-- WORK REQUIRED --
Leave the pictures out and quote every line from the start of the listing to the line with "ax = fig.add_axes([75", inclusive.

(begin)

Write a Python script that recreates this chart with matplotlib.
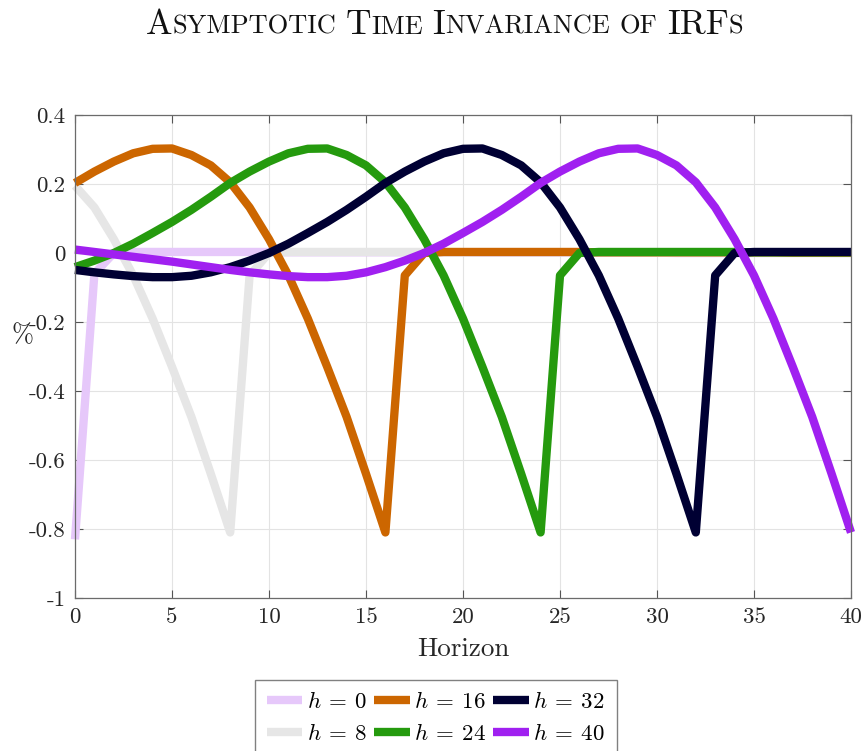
import matplotlib
matplotlib.use("Agg")
import matplotlib.pyplot as plt

plt.rcParams['font.family'] = 'cmr10'
plt.rcParams['mathtext.fontset'] = 'cm'
plt.rcParams['axes.unicode_minus'] = False

# horizon axis
horizon = list(range(41))

# IRFs for each h
irf_h0 = [-0.83, -0.06, 0.000] + [0.003] * 8 + [0.002] * 10 + [0.001] * 10 + [0.000] * 10
irf_h8 = [0.195, 0.132, 0.040, -0.065, -0.190, -0.330, -0.475, -0.640, -0.81,
          -0.065, 0.000] + [0.003] * 8 + [0.002] * 10 + [0.001] * 10 + [0.000] * 2
irf_h16 = [0.203, 0.236, 0.265, 0.289, 0.302, 0.303, 0.284, 0.254, 0.205, 0.132,
           0.040, -0.065, -0.190, -0.330, -0.475, -0.640, -0.81,
           -0.065, 0.000] + [0.003] * 8 + [0.002] * 10 + [0.001] * 4
irf_h24 = [-0.041, -0.022, 0.000, 0.027, 0.058, 0.090, 0.125, 0.163, 0.203, 0.236,
           0.265, 0.289, 0.302, 0.303, 0.284, 0.254, 0.205, 0.132, 0.040, -0.065,
           -0.190, -0.330, -0.475, -0.640, -0.81,
           -0.065, 0.000] + [0.003] * 8 + [0.002] * 6
irf_h32 = [-0.049, -0.056, -0.062, -0.067, -0.070, -0.070, -0.066, -0.056,
           -0.041, -0.022, 0.000, 0.027, 0.058, 0.090, 0.125, 0.163, 0.203, 0.236,
           0.265, 0.289, 0.302, 0.303, 0.284, 0.254, 0.205, 0.132, 0.040, -0.065,
           -0.190, -0.330, -0.475, -0.640, -0.81,
           -0.065, 0.000] + [0.003] * 6
irf_h40 = [0.010, 0.003, -0.004, -0.011, -0.018, -0.025, -0.033, -0.041,
           -0.049, -0.056, -0.062, -0.067, -0.070, -0.070, -0.066, -0.056,
           -0.041, -0.022, 0.000, 0.027, 0.058, 0.090, 0.125, 0.163, 0.203, 0.236,
           0.265, 0.289, 0.302, 0.303, 0.284, 0.254, 0.205, 0.132, 0.040, -0.065,
           -0.190, -0.330, -0.475, -0.640, -0.81]

series = [irf_h0, irf_h8, irf_h16, irf_h24, irf_h32, irf_h40]
labels = [r'$h\:=\:0$', r'$h\:=\:8$', r'$h\:=\:16$', r'$h\:=\:24$', r'$h\:=\:32$', r'$h\:=\:40$']
colors = ['#E6C8FA', '#E6E6E6', '#CC6600', '#259A0E', '#000033', '#A020F0']

yticks = [-1, -0.8, -0.6, -0.4, -0.2, 0, 0.2, 0.4]
yticklabels = ['-1', '-0.8', '-0.6', '-0.4', '-0.2', '0', '0.2', '0.4']
xticks = [0, 5, 10, 15, 20, 25, 30, 35, 40]

W, H = 865, 751
fig = plt.figure(figsize=(W / 100, H / 100), dpi=100)
ax = fig.add_axes([75 / W, 1 - 598 / H, 776 / W, 483 / H])

for y, lab, c in zip(series, labels, colors):
    ax.plot(horizon, y, color=c, lw=6.0, label=lab, clip_on=False,
            solid_joinstyle='round', solid_capstyle='butt')

ax.set_xlim(0, 40)
ax.set_ylim(-1, 0.4)
ax.set_xticks(xticks)
ax.set_xticklabels([str(t) for t in xticks])
ax.set_yticks(yticks)
ax.set_yticklabels(yticklabels)
ax.grid(True, color='#e3e3e3', lw=0.8)
ax.set_axisbelow(True)
ax.tick_params(direction='in', top=True, right=True, length=6, width=0.8,
               colors='#555555', labelcolor='#262626', labelsize=16.5, pad=7)
for sp in ax.spines.values():
    sp.set_color('#6b6b6b')
    sp.set_linewidth(0.9)

ax.set_xlabel('Horizon', fontsize=19.5, color='#262626', labelpad=7)
ax.set_ylabel('%', fontsize=19, color='#262626', rotation=0, va='center', ha='center')
ax.yaxis.set_label_coords(-0.068, 0.545)

fig.legend(loc='upper center', bbox_to_anchor=(436 / W, 1 - 680 / H), ncol=3,
           fontsize=16.5, handlelength=1.55, handletextpad=0.2, columnspacing=0.3,
           labelspacing=0.45, borderpad=0.5, borderaxespad=0, frameon=True,
           fancybox=False, edgecolor='#808080', framealpha=1)

# small-caps title built from pieces
pieces = [('A', 25.5), ('SYMPTOTIC', 19), (' ', 25.5), ('T', 25.5), ('IME', 19), (' ', 25.5),
          ('I', 25.5), ('NVARIANCE', 19), (' ', 25.5), ('OF', 19), (' ', 25.5),
          ('IRF', 25.5), ('S', 19)]
renderer = fig.canvas.get_renderer()
txts = []
widths = []
for s, size in pieces:
    if s == ' ':
        txts.append(None)
        widths.append(9.5)
        continue
    t = fig.text(0, 1 - 34 / H, s, fontsize=size, va='baseline', ha='left', color='#111111')
    txts.append(t)
    widths.append(t.get_window_extent(renderer).width)
total = sum(widths)
x0 = 444.5 - total / 2
for t, w in zip(txts, widths):
    if t is not None:
        t.set_x(x0 / W)
    x0 += w

fig.savefig('out.png', dpi=100)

(end)

-- RESPONSE --
Write a Python script that recreates this chart with matplotlib.
import matplotlib
matplotlib.use("Agg")
import matplotlib.pyplot as plt

plt.rcParams['font.family'] = 'cmr10'
plt.rcParams['mathtext.fontset'] = 'cm'
plt.rcParams['axes.unicode_minus'] = False

# horizon axis
horizon = list(range(41))

# IRFs for each h
irf_h0 = [-0.83, -0.06, 0.000] + [0.003] * 8 + [0.002] * 10 + [0.001] * 10 + [0.000] * 10
irf_h8 = [0.195, 0.132, 0.040, -0.065, -0.190, -0.330, -0.475, -0.640, -0.81,
          -0.065, 0.000] + [0.003] * 8 + [0.002] * 10 + [0.001] * 10 + [0.000] * 2
irf_h16 = [0.203, 0.236, 0.265, 0.289, 0.302, 0.303, 0.284, 0.254, 0.205, 0.132,
           0.040, -0.065, -0.190, -0.330, -0.475, -0.640, -0.81,
           -0.065, 0.000] + [0.003] * 8 + [0.002] * 10 + [0.001] * 4
irf_h24 = [-0.041, -0.022, 0.000, 0.027, 0.058, 0.090, 0.125, 0.163, 0.203, 0.236,
           0.265, 0.289, 0.302, 0.303, 0.284, 0.254, 0.205, 0.132, 0.040, -0.065,
           -0.190, -0.330, -0.475, -0.640, -0.81,
           -0.065, 0.000] + [0.003] * 8 + [0.002] * 6
irf_h32 = [-0.049, -0.056, -0.062, -0.067, -0.070, -0.070, -0.066, -0.056,
           -0.041, -0.022, 0.000, 0.027, 0.058, 0.090, 0.125, 0.163, 0.203, 0.236,
           0.265, 0.289, 0.302, 0.303, 0.284, 0.254, 0.205, 0.132, 0.040, -0.065,
           -0.190, -0.330, -0.475, -0.640, -0.81,
           -0.065, 0.000] + [0.003] * 6
irf_h40 = [0.010, 0.003, -0.004, -0.011, -0.018, -0.025, -0.033, -0.041,
           -0.049, -0.056, -0.062, -0.067, -0.070, -0.070, -0.066, -0.056,
           -0.041, -0.022, 0.000, 0.027, 0.058, 0.090, 0.125, 0.163, 0.203, 0.236,
           0.265, 0.289, 0.302, 0.303, 0.284, 0.254, 0.205, 0.132, 0.040, -0.065,
           -0.190, -0.330, -0.475, -0.640, -0.81]

series = [irf_h0, irf_h8, irf_h16, irf_h24, irf_h32, irf_h40]
labels = [r'$h\:=\:0$', r'$h\:=\:8$', r'$h\:=\:16$', r'$h\:=\:24$', r'$h\:=\:32$', r'$h\:=\:40$']
colors = ['#E6C8FA', '#E6E6E6', '#CC6600', '#259A0E', '#000033', '#A020F0']

yticks = [-1, -0.8, -0.6, -0.4, -0.2, 0, 0.2, 0.4]
yticklabels = ['-1', '-0.8', '-0.6', '-0.4', '-0.2', '0', '0.2', '0.4']
xticks = [0, 5, 10, 15, 20, 25, 30, 35, 40]

W, H = 865, 751
fig = plt.figure(figsize=(W / 100, H / 100), dpi=100)
ax = fig.add_axes([75 / W, 1 - 598 / H, 776 / W, 483 / H])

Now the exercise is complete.